Task prompt -
Repeat each record below exactly, dropping the pictures.

Items -
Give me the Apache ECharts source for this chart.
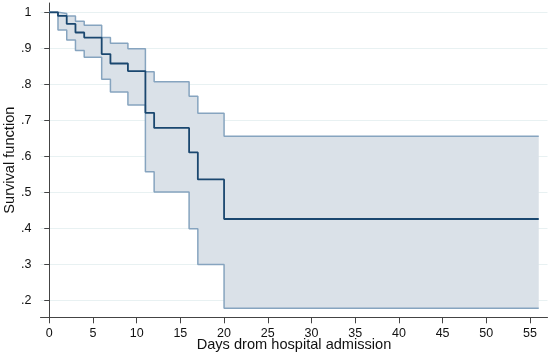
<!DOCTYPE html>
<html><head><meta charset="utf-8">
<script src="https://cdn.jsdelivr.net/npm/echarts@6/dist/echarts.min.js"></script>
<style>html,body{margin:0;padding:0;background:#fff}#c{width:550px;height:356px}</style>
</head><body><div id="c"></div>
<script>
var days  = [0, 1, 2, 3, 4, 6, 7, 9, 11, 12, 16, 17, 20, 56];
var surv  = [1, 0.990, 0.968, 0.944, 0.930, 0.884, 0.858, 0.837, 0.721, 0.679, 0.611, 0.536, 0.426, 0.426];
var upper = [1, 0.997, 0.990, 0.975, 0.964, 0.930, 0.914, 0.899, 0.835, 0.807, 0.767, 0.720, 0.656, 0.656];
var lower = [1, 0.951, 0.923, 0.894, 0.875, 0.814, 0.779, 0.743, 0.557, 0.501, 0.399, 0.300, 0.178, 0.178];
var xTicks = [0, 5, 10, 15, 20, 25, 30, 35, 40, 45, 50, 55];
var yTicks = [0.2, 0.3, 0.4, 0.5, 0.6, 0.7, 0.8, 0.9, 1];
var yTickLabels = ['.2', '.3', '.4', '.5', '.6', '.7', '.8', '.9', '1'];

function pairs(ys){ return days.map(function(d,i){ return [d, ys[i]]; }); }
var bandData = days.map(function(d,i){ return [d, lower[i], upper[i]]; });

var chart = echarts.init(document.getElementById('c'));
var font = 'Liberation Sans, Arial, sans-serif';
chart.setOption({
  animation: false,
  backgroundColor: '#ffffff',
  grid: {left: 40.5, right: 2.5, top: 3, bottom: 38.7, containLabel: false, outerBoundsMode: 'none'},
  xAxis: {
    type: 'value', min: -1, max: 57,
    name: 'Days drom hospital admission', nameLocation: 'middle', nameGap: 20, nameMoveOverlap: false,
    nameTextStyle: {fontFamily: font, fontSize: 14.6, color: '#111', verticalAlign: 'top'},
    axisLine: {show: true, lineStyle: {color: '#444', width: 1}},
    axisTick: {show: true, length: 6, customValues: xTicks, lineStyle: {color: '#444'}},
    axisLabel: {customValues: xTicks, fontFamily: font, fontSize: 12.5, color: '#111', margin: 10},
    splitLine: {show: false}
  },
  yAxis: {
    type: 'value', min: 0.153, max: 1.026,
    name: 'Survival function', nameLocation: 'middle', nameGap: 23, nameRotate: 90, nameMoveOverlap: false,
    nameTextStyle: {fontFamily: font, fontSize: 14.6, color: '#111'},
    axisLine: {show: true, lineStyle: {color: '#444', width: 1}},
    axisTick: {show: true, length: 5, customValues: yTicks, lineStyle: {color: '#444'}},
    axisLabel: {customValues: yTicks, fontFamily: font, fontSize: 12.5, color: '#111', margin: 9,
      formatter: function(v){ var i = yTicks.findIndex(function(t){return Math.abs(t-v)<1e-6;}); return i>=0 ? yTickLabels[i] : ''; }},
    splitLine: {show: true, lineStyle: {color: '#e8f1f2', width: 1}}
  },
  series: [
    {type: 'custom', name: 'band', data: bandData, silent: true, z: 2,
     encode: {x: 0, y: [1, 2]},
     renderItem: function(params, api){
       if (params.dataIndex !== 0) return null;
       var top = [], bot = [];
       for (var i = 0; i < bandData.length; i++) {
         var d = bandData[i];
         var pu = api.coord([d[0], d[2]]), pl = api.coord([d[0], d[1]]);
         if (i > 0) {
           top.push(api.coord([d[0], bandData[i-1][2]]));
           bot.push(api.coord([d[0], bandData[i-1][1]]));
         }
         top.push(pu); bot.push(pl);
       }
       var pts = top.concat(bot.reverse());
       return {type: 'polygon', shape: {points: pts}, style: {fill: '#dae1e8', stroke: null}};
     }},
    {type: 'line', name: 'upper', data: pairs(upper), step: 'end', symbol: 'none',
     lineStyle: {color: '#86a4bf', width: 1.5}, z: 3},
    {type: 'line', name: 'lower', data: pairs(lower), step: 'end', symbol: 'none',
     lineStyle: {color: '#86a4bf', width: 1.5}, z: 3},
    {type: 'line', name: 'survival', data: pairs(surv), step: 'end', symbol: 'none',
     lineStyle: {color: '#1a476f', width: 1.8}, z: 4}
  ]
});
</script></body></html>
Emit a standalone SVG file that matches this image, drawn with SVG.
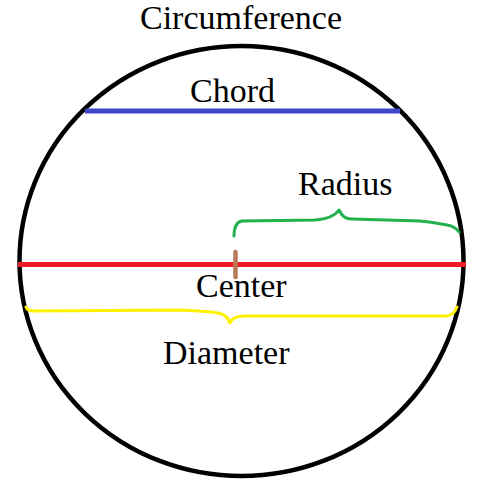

Result of the exercise -
Give me the Apache ECharts source for this chart.
<!DOCTYPE html>
<html><head><meta charset="utf-8">
<script src="https://cdn.jsdelivr.net/npm/echarts@6/dist/echarts.min.js"></script>
<style>html,body{margin:0;padding:0;background:#fff}#c{width:550px;height:356px}</style>
</head><body><div id="c"></div>
<script>
var days  = [0, 1, 2, 3, 4, 6, 7, 9, 11, 12, 16, 17, 20, 56];
var surv  = [1, 0.990, 0.968, 0.944, 0.930, 0.884, 0.858, 0.837, 0.721, 0.679, 0.611, 0.536, 0.426, 0.426];
var upper = [1, 0.997, 0.990, 0.975, 0.964, 0.930, 0.914, 0.899, 0.835, 0.807, 0.767, 0.720, 0.656, 0.656];
var lower = [1, 0.951, 0.923, 0.894, 0.875, 0.814, 0.779, 0.743, 0.557, 0.501, 0.399, 0.300, 0.178, 0.178];
var xTicks = [0, 5, 10, 15, 20, 25, 30, 35, 40, 45, 50, 55];
var yTicks = [0.2, 0.3, 0.4, 0.5, 0.6, 0.7, 0.8, 0.9, 1];
var yTickLabels = ['.2', '.3', '.4', '.5', '.6', '.7', '.8', '.9', '1'];

function pairs(ys){ return days.map(function(d,i){ return [d, ys[i]]; }); }
var bandData = days.map(function(d,i){ return [d, lower[i], upper[i]]; });

var chart = echarts.init(document.getElementById('c'));
var font = 'Liberation Sans, Arial, sans-serif';
chart.setOption({
  animation: false,
  backgroundColor: '#ffffff',
  grid: {left: 40.5, right: 2.5, top: 3, bottom: 38.7, containLabel: false, outerBoundsMode: 'none'},
  xAxis: {
    type: 'value', min: -1, max: 57,
    name: 'Days drom hospital admission', nameLocation: 'middle', nameGap: 20, nameMoveOverlap: false,
    nameTextStyle: {fontFamily: font, fontSize: 14.6, color: '#111', verticalAlign: 'top'},
    axisLine: {show: true, lineStyle: {color: '#444', width: 1}},
    axisTick: {show: true, length: 6, customValues: xTicks, lineStyle: {color: '#444'}},
    axisLabel: {customValues: xTicks, fontFamily: font, fontSize: 12.5, color: '#111', margin: 10},
    splitLine: {show: false}
  },
  yAxis: {
    type: 'value', min: 0.153, max: 1.026,
    name: 'Survival function', nameLocation: 'middle', nameGap: 23, nameRotate: 90, nameMoveOverlap: false,
    nameTextStyle: {fontFamily: font, fontSize: 14.6, color: '#111'},
    axisLine: {show: true, lineStyle: {color: '#444', width: 1}},
    axisTick: {show: true, length: 5, customValues: yTicks, lineStyle: {color: '#444'}},
    axisLabel: {customValues: yTicks, fontFamily: font, fontSize: 12.5, color: '#111', margin: 9,
      formatter: function(v){ var i = yTicks.findIndex(function(t){return Math.abs(t-v)<1e-6;}); return i>=0 ? yTickLabels[i] : ''; }},
    splitLine: {show: true, lineStyle: {color: '#e8f1f2', width: 1}}
  },
  series: [
    {type: 'custom', name: 'band', data: bandData, silent: true, z: 2,
     encode: {x: 0, y: [1, 2]},
     renderItem: function(params, api){
       if (params.dataIndex !== 0) return null;
       var top = [], bot = [];
       for (var i = 0; i < bandData.length; i++) {
         var d = bandData[i];
         var pu = api.coord([d[0], d[2]]), pl = api.coord([d[0], d[1]]);
         if (i > 0) {
           top.push(api.coord([d[0], bandData[i-1][2]]));
           bot.push(api.coord([d[0], bandData[i-1][1]]));
         }
         top.push(pu); bot.push(pl);
       }
       var pts = top.concat(bot.reverse());
       return {type: 'polygon', shape: {points: pts}, style: {fill: '#dae1e8', stroke: null}};
     }},
    {type: 'line', name: 'upper', data: pairs(upper), step: 'end', symbol: 'none',
     lineStyle: {color: '#86a4bf', width: 1.5}, z: 3},
    {type: 'line', name: 'lower', data: pairs(lower), step: 'end', symbol: 'none',
     lineStyle: {color: '#86a4bf', width: 1.5}, z: 3},
    {type: 'line', name: 'survival', data: pairs(surv), step: 'end', symbol: 'none',
     lineStyle: {color: '#1a476f', width: 1.8}, z: 4}
  ]
});
</script></body></html>
Emit a standalone SVG file that matches this image, drawn with SVG.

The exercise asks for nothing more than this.